Kicking off one of the most iconic sets of films in cinematic history, The Fellowship of the Ring follows Frodo Baggins (Elijah Wood), a young, naive hobbit who’s been living peacefully in the idyllic region of the Shire - that is until Gandalf the Grey (Ian McKellen), a pipe-weed-smoking, savagely sassy wizard, drags him along on a quest to destroy the One Ring and save Middle Earth. Dramatic stuff. Along the way, he and his fellow hobbits team up with, you guessed it, The Fellowship of the Ring, which includes Orlando Bloom’s Elvish Legolas and John Rhys-Davies’ Dwarvish Gimli, Sean Bean’s shifty Boromir and Viggo Mortensen’s ice-cool Aragorn. 

It is this motley crew of heroes, and the unique journey they take towards becoming an unlikely band of brothers, that makes the first of the trilogy the best of the bunch. Their bickering, banter and eventual bond becomes increasingly entertaining as time progresses, and by the final act of the movie, emotional plot points hit home with full force as their connection is put to the sword.

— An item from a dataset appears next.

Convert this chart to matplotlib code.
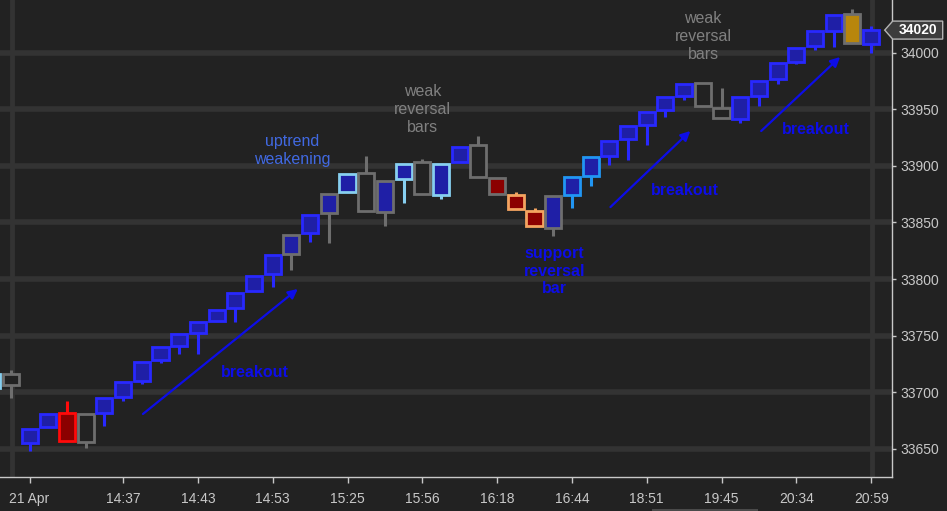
import matplotlib
matplotlib.use("Agg")
import matplotlib.pyplot as plt
import matplotlib.transforms as mtransforms
from matplotlib.patches import Polygon, Rectangle

# chart data (prices)
bar_idx = list(range(-2, 46))
box_top = [33716, 33716, 33667, 33681, 33682, 33681, 33695, 33709, 33727, 33740,
           33751, 33762, 33773, 33788, 33803, 33821, 33839, 33857, 33875, 33893,
           33894, 33887, 33902, 33903, 33902, 33917, 33918, 33889, 33874, 33860,
           33873, 33890, 33908, 33922, 33935, 33948, 33961, 33972, 33973, 33951,
           33961, 33975, 33991, 34004, 34019, 34033, 34034, 34020]
box_bot = [33704, 33706, 33655, 33669, 33657, 33656, 33682, 33696, 33710, 33728,
           33741, 33752, 33763, 33774, 33789, 33804, 33822, 33841, 33858, 33877,
           33860, 33859, 33888, 33875, 33874, 33903, 33890, 33875, 33862, 33847,
           33845, 33874, 33891, 33909, 33924, 33936, 33949, 33962, 33953, 33942,
           33941, 33962, 33977, 33992, 34006, 34019, 34009, 34008]
wick_hi = [33716, 33720, 33667, 33681, 33692, 33681, 33695, 33709, 33727, 33740,
           33751, 33762, 33773, 33788, 33803, 33821, 33839, 33857, 33875, 33893,
           33909, 33887, 33902, 33906, 33902, 33917, 33926, 33889, 33877, 33863,
           33873, 33890, 33908, 33922, 33935, 33948, 33961, 33972, 33973, 33969,
           33961, 33975, 33991, 34004, 34019, 34033, 34039, 34024]
wick_lo = [33704, 33695, 33648, 33669, 33657, 33651, 33670, 33692, 33707, 33726,
           33734, 33734, 33763, 33762, 33789, 33793, 33808, 33833, 33832, 33877,
           33860, 33847, 33867, 33875, 33871, 33903, 33890, 33875, 33862, 33847,
           33838, 33863, 33882, 33901, 33905, 33918, 33943, 33958, 33953, 33942,
           33938, 33953, 33972, 33990, 34002, 34005, 34009, 34000]
# bar styles: edge kind / fill kind
edge_kind = ["sky", "gray", "blue", "blue", "red", "gray", "blue", "blue", "blue", "blue",
             "blue", "blue", "blue", "blue", "blue", "blue", "gray", "blue", "gray", "sky",
             "gray", "gray", "sky", "gray", "sky", "blue", "gray", "gray", "orange", "orange",
             "gray", "dodger", "dodger", "blue", "blue", "blue", "blue", "blue", "gray", "gray",
             "blue", "blue", "blue", "blue", "blue", "blue", "gray", "blue"]
fill_kind = ["up", "none", "up", "up", "down", "none", "up", "up", "up", "up",
             "up", "up", "up", "up", "up", "up", "up", "up", "up", "up",
             "none", "up", "up", "none", "up", "up", "none", "down", "down", "down",
             "up", "up", "up", "up", "up", "up", "up", "up", "none", "none",
             "up", "up", "up", "up", "up", "up", "gold", "up"]

tick_bars = [0, 5, 9, 13, 17, 21, 25, 29, 33, 37, 41, 45]
tick_labels = ["21 Apr", "14:37", "14:43", "14:53", "15:25", "15:56", "16:18",
               "16:44", "18:51", "19:45", "20:34", "20:59"]
price_ticks = [33650, 33700, 33750, 33800, 33850, 33900, 33950, 34000]
last_price = 34020

BG = "#222222"
GRID = "#333333"
edge_col = {"blue": "#2828ff", "gray": "#6e6e6e", "sky": "#87cff0",
            "dodger": "#2196f3", "red": "#ff0a0a", "orange": "#f4a460"}
fill_col = {"up": "#1f1fa6", "down": "#8b0000", "gold": "#b8860b", "none": BG}

fig = plt.figure(figsize=(9.47, 5.11), dpi=100, facecolor=BG)
ax = fig.add_axes([0, 34 / 511, 891.7 / 947, 477 / 511])
ax.set_facecolor(BG)
ax.set_xlim(-1.583, 46.10)
ax.set_ylim(33625, 34046.6)

# grid
for p in price_ticks:
    ax.axhline(p, color=GRID, lw=4, zorder=0)
for gx in [-0.93, 45.05]:
    ax.axvline(gx, ymin=0.006, color=GRID, lw=3.5, zorder=0)

# candles
for i, t, b, h, l, ek, fk in zip(bar_idx, box_top, box_bot, wick_hi, wick_lo, edge_kind, fill_kind):
    ec = edge_col[ek]
    if h > t:
        ax.vlines(i, t, h, color=ec, lw=2.2, zorder=2)
    if l < b:
        ax.vlines(i, l, b, color=ec, lw=2.2, zorder=2)
    ax.bar(i, t - b, bottom=b, width=0.86, color=fill_col[fk], edgecolor=ec,
           linewidth=2.0, zorder=3)

# annotations
note_blue = "#0d0de8"
fnt = ["Liberation Sans", "DejaVu Sans"]
arrows = [((6.06, 33680.7), (14.34, 33791.2)),
          ((31.06, 33863.6), (35.33, 33930.8)),
          ((39.12, 33930.8), (43.34, 33996.2))]
for start, end in arrows:
    ax.annotate("", xy=end, xytext=start,
                arrowprops=dict(arrowstyle="-|>", color=note_blue, lw=1.6,
                                mutation_scale=14, shrinkA=0, shrinkB=0), zorder=5)

for x, y, s in [(12.04, 33717.8, "breakout"), (35.06, 33877.8, "breakout"),
                (42.06, 33931.7, "breakout"), (28.06, 33807, "support\nreversal\nbar")]:
    ax.text(x, y, s, color=note_blue, fontsize=11.5, fontweight="bold", family=fnt,
            ha="center", va="center", linespacing=1.2, zorder=6)
ax.text(14.02, 33914, "uptrend\nweakening", color="#4169e1", fontsize=11.5, family=fnt,
        ha="center", va="center", linespacing=1.25, zorder=6)
for x, y in [(21.01, 33949.4), (36.02, 34013.9)]:
    ax.text(x, y, "weak\nreversal\nbars", color="#808080", fontsize=11.5, family=fnt,
            ha="center", va="center", linespacing=1.25, zorder=6)

# axes styling
for side in ["top", "left"]:
    ax.spines[side].set_visible(False)
for side in ["right", "bottom"]:
    ax.spines[side].set_color("#c8c8c8")
    ax.spines[side].set_linewidth(1.0)
ax.yaxis.tick_right()
ax.set_yticks(price_ticks)
ax.set_yticklabels([str(p) for p in price_ticks])
ax.set_xticks(tick_bars)
ax.set_xticklabels(tick_labels)
ax.tick_params(axis="x", colors="#c8c8c8", length=4, width=1, pad=7, labelsize=10)
ax.tick_params(axis="y", colors="#c8c8c8", length=3, width=1, pad=3, labelsize=10)
for lab in ax.get_xticklabels() + ax.get_yticklabels():
    lab.set_family(["Liberation Sans Narrow", "Liberation Sans", "DejaVu Sans"])
for lab in ax.get_yticklabels():
    lab.set_family(fnt)

# partially visible top label
bt = mtransforms.blended_transform_factory(ax.transAxes, ax.transData)
ax.text(1.0, 34050, " 34050", transform=bt, color="#c8c8c8", fontsize=10, family=fnt,
        ha="left", va="center", clip_on=False)

# current price tag
x0, y0 = bt.transform((1.0, last_price))
tag = [(x0 - 7, y0), (x0 + 1, y0 + 9), (x0 + 51, y0 + 9), (x0 + 51, y0 - 9), (x0 + 1, y0 - 9)]
fig.patches.append(Polygon(tag, closed=True, transform=mtransforms.IdentityTransform(),
                           facecolor="#3c3c3c", edgecolor="#b4b4b4", lw=1.0, zorder=10))
fig.text((x0 + 26) / 947, y0 / 511, str(last_price), color="white", fontsize=10,
         fontweight="bold", family=fnt, ha="center", va="center", zorder=11)

# scrollbar stub at the bottom edge
fig.patches.append(Rectangle((652 / 947, 0), 106 / 947, 2.5 / 511, transform=fig.transFigure,
                             facecolor="#4a4a4a", edgecolor="none"))

fig.savefig("out.png", dpi=100, facecolor=BG)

It may not have quite the same scale, scope or stakes as the other two films, but that doesn’t stop it from being the most effective

This is also the instalment that is most closely cut from the action-adventure cloth, avoiding giant, sweeping battles to become a sort of road trip movie - one with lots of walking, and lots of dicing with death. Through sequences such as a dangerous scramble through the Mines of Moria, bumping shoulders (and weapons) with orcs and a cave troll, and the hobbits’ brush with the Nazgûl on Weathertop, as Frodo is shanked by a Morgul blade, there is plenty to get the pulse racing. Yet the focus never strays from the characters - something that cannot always be said of all three films. 

Most importantly, though, this is the Lord of the Rings movie that boasts the beauty of Sean Bean. Nothing more needs to be said, really. The northern powerhouse, the master of memes, the serial divorcer from Sheffield - this franchise was lucky to have him, and he didn’t stick around for long enough. Boromir, arsehole as he may be, adds a tasty dynamic to the Fellowship that keeps things interesting. His unpredictability and short temper create a fabulous friction within the group, a tantalising tension that threatens to boil over at any moment. And getting to see Sean Bean’s face on the big screen, in his prime, is something this world just wasn’t, and still isn’t, worthy of. Not twenty years ago, and not now. What a masterpiece. 

So, with a killer chemistry between its phenomenal cast, an action-adventure approach that offers countless mind-blowing set pieces, and the Sean Bean, this is the closest the franchise gets to perfection. It may not have quite the same scale, scope or stakes as the other two films, but that doesn’t stop it from being the most effective. Only a Fool of a Took would claim otherwise.

Did you know? Gandalf's painful encounter with a ceiling beam in Bilbo's hobbit-hole was not in the script. Sir Ian McKellen banged his forehead against the beam accidentally.